We’ve both discussed that we’re not interested in spending another summer in Marrakech. Summers in Morocco seem best spent by the ocean, whether in Essouira or another town. And if not for the constant work on Dar Noury, we would likely have made more trips to cooler climes.
Our other bete is, well a bete. Some bug seems to have discovered us, and feasts on us both, leaving us with itchy little welts. There’s been no visual evidence of the little bastards. We haven’t heard mosquitoes buzzing, and we see few insects in general beyond common houseflies. Pharmacists offer a soothing salve, which neither stops nor identifies the offending critter. Our conversations with some fellow expats reveal that we’re not alone in this affliction, though there does seem to be a gender bias and Caitlin suffers a lot more than Samuel does.

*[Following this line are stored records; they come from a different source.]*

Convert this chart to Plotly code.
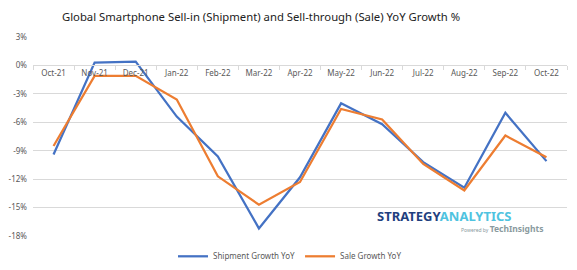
import plotly.graph_objects as go

categories = ["Oct-21", "Nov-21", "Dec-21", "Jan-22", "Feb-22", "Mar-22", "Apr-22",
              "May-22", "Jun-22", "Jul-22", "Aug-22", "Sep-22", "Oct-22"]
shipment_yoy = [-9.4, 0.3, 0.4, -5.4, -9.6, -17.2, -11.8, -4.0, -6.2, -10.2, -12.9, -5.0, -10.1]
sale_yoy = [-8.5, -1.1, -1.1, -3.6, -11.7, -14.7, -12.3, -4.6, -5.7, -10.4, -13.2, -7.4, -9.7]
y_ticks = [3, 0, -3, -6, -9, -12, -15, -18]
y_labels = ["3%", "0%", "-3%", "-6%", "-9%", "-12%", "-15%", "-18%"]

FONT = "Noto Sans"
GREY = "#595959"

fig = go.Figure()
fig.add_trace(go.Scatter(x=categories, y=shipment_yoy, mode="lines", name="Shipment Growth YoY",
                         line=dict(color="#4472C4", width=2.25)))
fig.add_trace(go.Scatter(x=categories, y=sale_yoy, mode="lines", name="Sale Growth YoY",
                         line=dict(color="#ED7D31", width=2.25)))

fig.update_layout(
    width=577, height=270,
    margin=dict(l=33, r=10, t=37, b=34, autoexpand=False),
    paper_bgcolor="white", plot_bgcolor="white",
    font=dict(family=FONT, color=GREY, size=8),
    title=dict(text="Global Smartphone Sell-in (Shipment) and Sell-through (Sale) YoY Growth %",
               x=261/577, xanchor="center", xref="container", y=1-17/270, yanchor="middle", yref="container",
               font=dict(family=FONT, size=11.3, color="#222222")),
    xaxis=dict(type="category", anchor="free", position=18/21, showgrid=False,
               showline=True, linecolor="#d9d9d9", linewidth=1,
               ticks="outside", ticklen=4, tickcolor="#d9d9d9", tickson="boundaries",
               tickfont=dict(size=8, color=GREY), range=[-0.5, 12.5], fixedrange=True),
    yaxis=dict(range=[-18, 3], tickvals=y_ticks, ticktext=y_labels, showgrid=True,
               gridcolor="#d9d9d9", gridwidth=1, zeroline=False, showline=False,
               ticks="", tickfont=dict(size=8, color=GREY), ticklabelstandoff=5),
    legend=dict(orientation="h", x=(290-33)/534, xanchor="center", y=-(256-235.7)/199, yanchor="middle",
                font=dict(size=8, color=GREY), itemwidth=30, tracegroupgap=0),
    showlegend=True,
)

fig.add_annotation(xref="paper", yref="paper", x=(444-33)/534, y=(235.7-215.7)/199,
                   xanchor="center", yanchor="middle", showarrow=False,
                   text="<b><span style='color:#1F3F7F'>STRATEGY</span><span style='color:#4FC3E0'>ANALYTICS</span></b>",
                   font=dict(family=FONT, size=13))
fig.add_annotation(xref="paper", yref="paper", x=(545-33)/534, y=(235.7-228)/199,
                   xanchor="right", yanchor="middle", showarrow=False,
                   text="<span style='font-size:5px'>Powered by </span><b>TechInsights</b>",
                   font=dict(family=FONT, size=8.5, color="#8a9a9e"))

fig.write_html("out.html")
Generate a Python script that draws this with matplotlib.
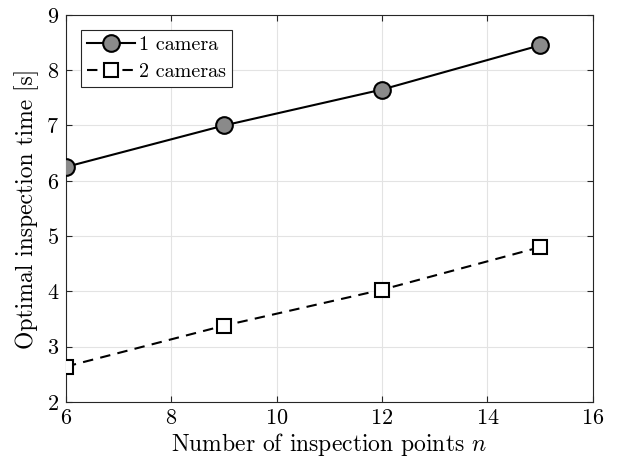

So there! We can gripe, we can complain, and wallow in self-pity as forces conspire against us. But summer is drawing to a close, and soon we’ll be moving into a new house, giving us a chance to start clean. Till then, we’ll stay inside as much as we can during midday, listening to the sounds of the street coming up through the window. You know street sounds: mopeds zooming, people chatting in Arabic, kids crying, a donkey braying, shouts from a pushcart man trying to clear the road, the muffled sound of a radio from a shop down below, and of course, five times a day the call to prayer ringing from the city’s many, many mosques.